▶ Problem to solve
Begin at the top of the entries below and write out every line through the one containing "const center = [317, 315];", excluding pictures.
· · · · · · ·
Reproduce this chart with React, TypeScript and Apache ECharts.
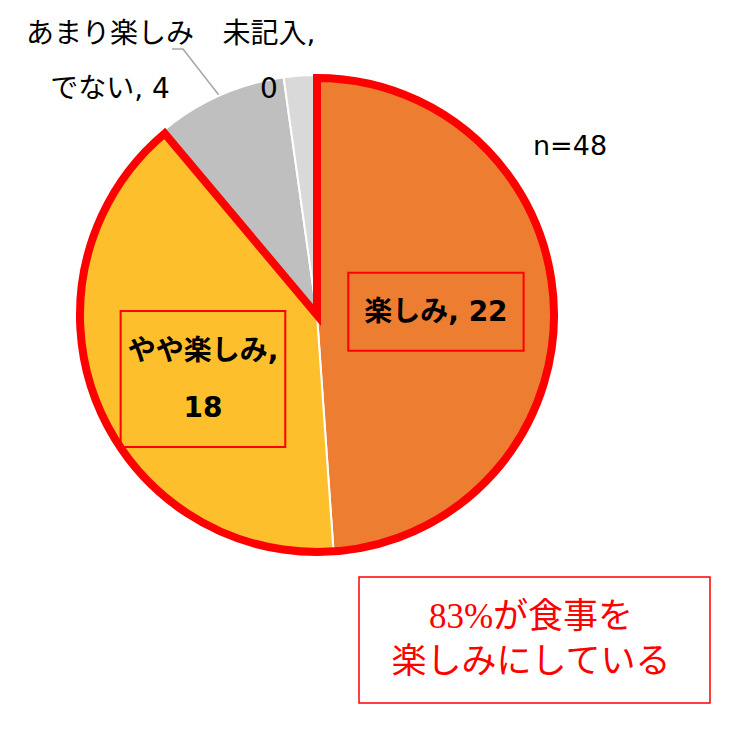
import { useEffect, useRef } from "react";
import * as echarts from "echarts";

type EChartsOption = echarts.EChartsOption;

// 食事を楽しみにしているか（n=48）
const categories = ["楽しみ", "やや楽しみ", "あまり楽しみ\nでない", "未記入"];
const sliceValues = [22, 18, 4, 1];
const labelCounts = [22, 18, 4, 0];
const sliceColors = ["#ED7D31", "#FEBF2C", "#BFBFBF", "#D9D9D9"];
const sampleSize = 48;
const enjoyShare = 83;

const FONT = '"DejaVu Sans", "Noto Sans CJK JP", sans-serif';

export default function App() {
  const chartRef = useRef<HTMLDivElement>(null);
  const chartInstance = useRef<echarts.ECharts | null>(null);

  useEffect(() => {
    if (!chartRef.current) return;
    document.body.style.margin = "0";

    chartInstance.current = echarts.init(chartRef.current, undefined, {
      renderer: "svg",
    });

    const center = [317, 315];

    const boxLabel = {
      show: true,
      position: "inside" as const,
      color: "#000",
      fontFamily: FONT,
      fontSize: 28,
      fontWeight: "bold" as const,
      borderColor: "#FF0000",
      borderWidth: 2,
    };

    const pieData = categories.map((name, i) => {
      const item: any = {
        name,
        value: sliceValues[i],
        itemStyle: { color: sliceColors[i] },
      };
      if (i === 0) {
        item.label = {
          ...boxLabel,
          formatter: `${name}, ${labelCounts[i]}`,
          lineHeight: 40,
          padding: [19, 16],
        };
        item.labelLine = { show: false };
      } else if (i === 1) {
        item.label = {
          ...boxLabel,
          formatter: `${name},\n${labelCounts[i]}`,
          lineHeight: 57,
          padding: [11, 7],
        };
        item.labelLine = { show: false };
      } else {
        const text = name.includes("\n")
          ? `${name}, ${labelCounts[i]}`
          : `${name},\n${labelCounts[i]}`;
        item.label = {
          show: true,
          position: "outside",
          formatter: text,
          color: "#000",
          fontFamily: FONT,
          fontSize: 28,
          lineHeight: 55,
          align: "center",
        };
        item.labelLine = {
          show: i === 2,
          lineStyle: { color: "#A6A6A6", width: 1.5 },
        };
      }
      return item;
    });

    // 楽しみ＋やや楽しみ を赤枠で囲む
    const outlineData = [
      {
        name: "楽しみ計",
        value: sliceValues[0] + sliceValues[1],
        itemStyle: {
          color: "rgba(0,0,0,0)",
          borderColor: "#FF0000",
          borderWidth: 8,
          borderJoin: "miter" as const,
        },
      },
      {
        name: "その他",
        value: sliceValues[2] + sliceValues[3],
        itemStyle: { color: "rgba(0,0,0,0)", borderWidth: 0 },
      },
    ];

    const option: EChartsOption = {
      animation: false,
      textStyle: { fontFamily: FONT },
      graphic: [
        {
          type: "text",
          left: 533,
          top: 132,
          style: {
            text: `n=${sampleSize}`,
            fontFamily: FONT,
            fontSize: 27,
            fill: "#000",
          },
        },
        {
          type: "rect",
          shape: { x: 359, y: 577, width: 351, height: 126 },
          style: { fill: "#fff", stroke: "#FF0000", lineWidth: 1.5 },
        },
        {
          type: "text",
          x: 531,
          y: 639,
          style: {
            text: `${enjoyShare}%が食事を\n楽しみにしている`,
            fontFamily: '"Liberation Serif", "Noto Sans CJK JP", serif',
            fontSize: 35,
            lineHeight: 45,
            fill: "#FF0000",
            align: "center",
            verticalAlign: "middle",
          },
        },
      ],
      series: [
        {
          type: "pie",
          center,
          radius: 240,
          startAngle: 90,
          clockwise: true,
          avoidLabelOverlap: false,
          silent: true,
          itemStyle: { borderColor: "#fff", borderWidth: 2 },
          emphasis: { disabled: true },
          data: pieData,
          labelLayout: (params: any) => {
            if (params.dataIndex === 0) return { dx: -4, dy: 1 };
            if (params.dataIndex === 1) return { dy: 18 };
            if (params.dataIndex === 2) {
              const p0 = params.labelLinePoints
                ? params.labelLinePoints[0]
                : [218, 93];
              return {
                x: 110,
                y: 61,
                align: "center",
                verticalAlign: "middle",
                labelLinePoints: [p0, [183, 49], [172, 49]],
              };
            }
            if (params.dataIndex === 3) {
              return { x: 269, y: 61, align: "center", verticalAlign: "middle" };
            }
            return {};
          },
        },
        {
          type: "pie",
          center,
          radius: 237,
          startAngle: 90,
          clockwise: true,
          silent: true,
          z: 3,
          label: { show: false },
          labelLine: { show: false },
          emphasis: { disabled: true },
          data: outlineData,
        },
      ],
    };

    chartInstance.current.setOption(option);

    const handleResize = () => {
      chartInstance.current?.resize();
    };
    window.addEventListener("resize", handleResize);

    return () => {
      window.removeEventListener("resize", handleResize);
      chartInstance.current?.dispose();
    };
  }, []);

  return (
    <div
      ref={chartRef}
      style={{ position: "absolute", left: 0, top: 0, width: 756, height: 750 }}
    />
  );
}
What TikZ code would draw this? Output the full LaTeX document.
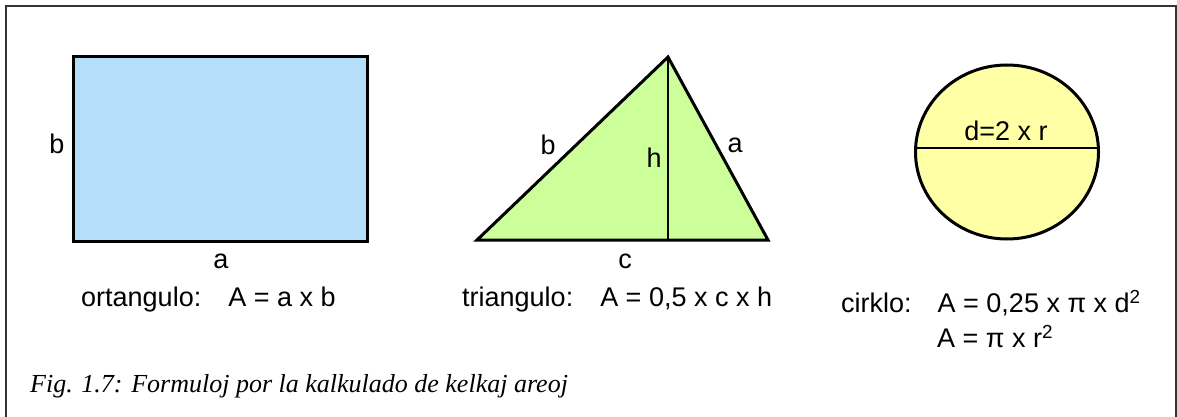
· · · · · · ·
▶ Response to the task
Reproduce this chart with React, TypeScript and Apache ECharts.
import { useEffect, useRef } from "react";
import * as echarts from "echarts";

type EChartsOption = echarts.EChartsOption;

// 食事を楽しみにしているか（n=48）
const categories = ["楽しみ", "やや楽しみ", "あまり楽しみ\nでない", "未記入"];
const sliceValues = [22, 18, 4, 1];
const labelCounts = [22, 18, 4, 0];
const sliceColors = ["#ED7D31", "#FEBF2C", "#BFBFBF", "#D9D9D9"];
const sampleSize = 48;
const enjoyShare = 83;

const FONT = '"DejaVu Sans", "Noto Sans CJK JP", sans-serif';

export default function App() {
  const chartRef = useRef<HTMLDivElement>(null);
  const chartInstance = useRef<echarts.ECharts | null>(null);

  useEffect(() => {
    if (!chartRef.current) return;
    document.body.style.margin = "0";

    chartInstance.current = echarts.init(chartRef.current, undefined, {
      renderer: "svg",
    });

    const center = [317, 315];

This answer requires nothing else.